Material for this task:
********************

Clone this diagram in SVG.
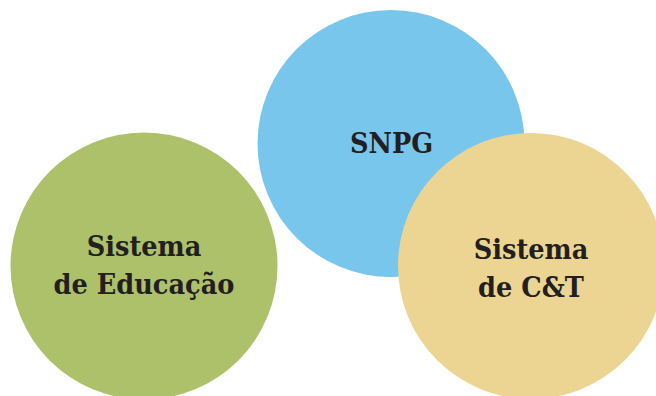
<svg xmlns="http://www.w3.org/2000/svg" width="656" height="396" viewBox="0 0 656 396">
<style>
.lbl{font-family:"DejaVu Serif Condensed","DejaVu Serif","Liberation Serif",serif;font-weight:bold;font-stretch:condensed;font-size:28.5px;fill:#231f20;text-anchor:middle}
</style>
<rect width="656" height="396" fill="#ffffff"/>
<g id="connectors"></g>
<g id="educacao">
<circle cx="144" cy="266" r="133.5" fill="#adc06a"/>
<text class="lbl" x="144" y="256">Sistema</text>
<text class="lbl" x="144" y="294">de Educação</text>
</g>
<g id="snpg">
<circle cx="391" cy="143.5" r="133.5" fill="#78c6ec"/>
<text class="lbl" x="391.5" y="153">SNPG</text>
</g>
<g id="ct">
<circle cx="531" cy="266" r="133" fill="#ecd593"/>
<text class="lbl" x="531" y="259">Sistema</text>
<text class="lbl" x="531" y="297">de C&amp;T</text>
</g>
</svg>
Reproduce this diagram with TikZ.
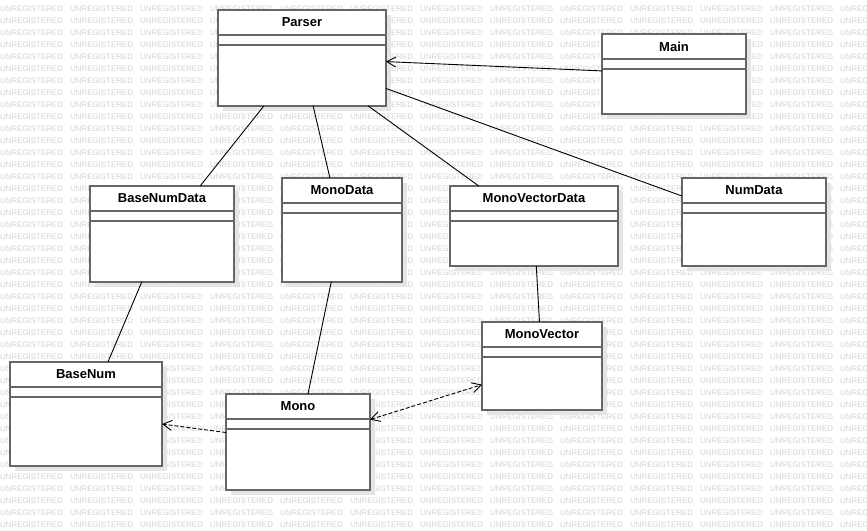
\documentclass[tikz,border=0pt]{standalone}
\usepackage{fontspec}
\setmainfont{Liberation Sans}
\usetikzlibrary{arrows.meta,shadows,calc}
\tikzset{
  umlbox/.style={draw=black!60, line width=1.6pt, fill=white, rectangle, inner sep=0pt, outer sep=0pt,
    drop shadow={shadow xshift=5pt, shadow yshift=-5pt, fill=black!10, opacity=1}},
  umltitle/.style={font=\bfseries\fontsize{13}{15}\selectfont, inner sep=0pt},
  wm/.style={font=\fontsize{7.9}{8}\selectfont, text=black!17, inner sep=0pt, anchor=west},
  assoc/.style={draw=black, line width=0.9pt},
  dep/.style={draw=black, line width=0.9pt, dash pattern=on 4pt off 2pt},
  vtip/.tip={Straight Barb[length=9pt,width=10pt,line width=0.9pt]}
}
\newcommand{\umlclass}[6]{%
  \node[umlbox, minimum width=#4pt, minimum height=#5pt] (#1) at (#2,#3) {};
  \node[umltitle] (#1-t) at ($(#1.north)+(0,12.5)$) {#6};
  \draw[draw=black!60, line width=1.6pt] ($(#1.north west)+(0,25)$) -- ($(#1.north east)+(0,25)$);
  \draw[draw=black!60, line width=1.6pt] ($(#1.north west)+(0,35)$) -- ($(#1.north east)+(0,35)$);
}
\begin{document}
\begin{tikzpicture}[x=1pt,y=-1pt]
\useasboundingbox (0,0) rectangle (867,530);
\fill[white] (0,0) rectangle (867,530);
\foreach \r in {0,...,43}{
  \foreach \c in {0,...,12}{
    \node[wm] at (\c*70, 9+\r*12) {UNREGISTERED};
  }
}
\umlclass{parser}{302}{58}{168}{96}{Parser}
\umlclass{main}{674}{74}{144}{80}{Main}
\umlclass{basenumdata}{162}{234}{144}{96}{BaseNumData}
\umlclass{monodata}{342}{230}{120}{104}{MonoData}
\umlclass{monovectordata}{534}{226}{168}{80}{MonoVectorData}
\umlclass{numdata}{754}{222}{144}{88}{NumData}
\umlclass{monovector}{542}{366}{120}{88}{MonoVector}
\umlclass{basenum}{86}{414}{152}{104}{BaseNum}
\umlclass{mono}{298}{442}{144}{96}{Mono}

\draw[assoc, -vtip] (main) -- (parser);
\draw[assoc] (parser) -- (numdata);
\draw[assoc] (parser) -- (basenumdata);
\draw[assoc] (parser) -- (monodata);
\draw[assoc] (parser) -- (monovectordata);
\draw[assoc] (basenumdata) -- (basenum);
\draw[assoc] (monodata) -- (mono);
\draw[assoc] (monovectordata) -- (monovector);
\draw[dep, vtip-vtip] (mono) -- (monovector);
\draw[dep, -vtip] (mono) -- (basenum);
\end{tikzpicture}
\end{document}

********************

What is required: Output each line exactly; omit every picture.

Answer to the task:
Clone this diagram in SVG.
<svg xmlns="http://www.w3.org/2000/svg" width="656" height="396" viewBox="0 0 656 396">
<style>
.lbl{font-family:"DejaVu Serif Condensed","DejaVu Serif","Liberation Serif",serif;font-weight:bold;font-stretch:condensed;font-size:28.5px;fill:#231f20;text-anchor:middle}
</style>
<rect width="656" height="396" fill="#ffffff"/>
<g id="connectors"></g>
<g id="educacao">
<circle cx="144" cy="266" r="133.5" fill="#adc06a"/>
<text class="lbl" x="144" y="256">Sistema</text>
<text class="lbl" x="144" y="294">de Educação</text>
</g>
<g id="snpg">
<circle cx="391" cy="143.5" r="133.5" fill="#78c6ec"/>
<text class="lbl" x="391.5" y="153">SNPG</text>
</g>
<g id="ct">
<circle cx="531" cy="266" r="133" fill="#ecd593"/>
<text class="lbl" x="531" y="259">Sistema</text>
<text class="lbl" x="531" y="297">de C&amp;T</text>
</g>
</svg>
Reproduce this diagram with TikZ.
\documentclass[tikz,border=0pt]{standalone}
\usepackage{fontspec}
\setmainfont{Liberation Sans}
\usetikzlibrary{arrows.meta,shadows,calc}
\tikzset{
  umlbox/.style={draw=black!60, line width=1.6pt, fill=white, rectangle, inner sep=0pt, outer sep=0pt,
    drop shadow={shadow xshift=5pt, shadow yshift=-5pt, fill=black!10, opacity=1}},
  umltitle/.style={font=\bfseries\fontsize{13}{15}\selectfont, inner sep=0pt},
  wm/.style={font=\fontsize{7.9}{8}\selectfont, text=black!17, inner sep=0pt, anchor=west},
  assoc/.style={draw=black, line width=0.9pt},
  dep/.style={draw=black, line width=0.9pt, dash pattern=on 4pt off 2pt},
  vtip/.tip={Straight Barb[length=9pt,width=10pt,line width=0.9pt]}
}
\newcommand{\umlclass}[6]{%
  \node[umlbox, minimum width=#4pt, minimum height=#5pt] (#1) at (#2,#3) {};
  \node[umltitle] (#1-t) at ($(#1.north)+(0,12.5)$) {#6};
  \draw[draw=black!60, line width=1.6pt] ($(#1.north west)+(0,25)$) -- ($(#1.north east)+(0,25)$);
  \draw[draw=black!60, line width=1.6pt] ($(#1.north west)+(0,35)$) -- ($(#1.north east)+(0,35)$);
}
\begin{document}
\begin{tikzpicture}[x=1pt,y=-1pt]
\useasboundingbox (0,0) rectangle (867,530);
\fill[white] (0,0) rectangle (867,530);
\foreach \r in {0,...,43}{
  \foreach \c in {0,...,12}{
    \node[wm] at (\c*70, 9+\r*12) {UNREGISTERED};
  }
}
\umlclass{parser}{302}{58}{168}{96}{Parser}
\umlclass{main}{674}{74}{144}{80}{Main}
\umlclass{basenumdata}{162}{234}{144}{96}{BaseNumData}
\umlclass{monodata}{342}{230}{120}{104}{MonoData}
\umlclass{monovectordata}{534}{226}{168}{80}{MonoVectorData}
\umlclass{numdata}{754}{222}{144}{88}{NumData}
\umlclass{monovector}{542}{366}{120}{88}{MonoVector}
\umlclass{basenum}{86}{414}{152}{104}{BaseNum}
\umlclass{mono}{298}{442}{144}{96}{Mono}

\draw[assoc, -vtip] (main) -- (parser);
\draw[assoc] (parser) -- (numdata);
\draw[assoc] (parser) -- (basenumdata);
\draw[assoc] (parser) -- (monodata);
\draw[assoc] (parser) -- (monovectordata);
\draw[assoc] (basenumdata) -- (basenum);
\draw[assoc] (monodata) -- (mono);
\draw[assoc] (monovectordata) -- (monovector);
\draw[dep, vtip-vtip] (mono) -- (monovector);
\draw[dep, -vtip] (mono) -- (basenum);
\end{tikzpicture}
\end{document}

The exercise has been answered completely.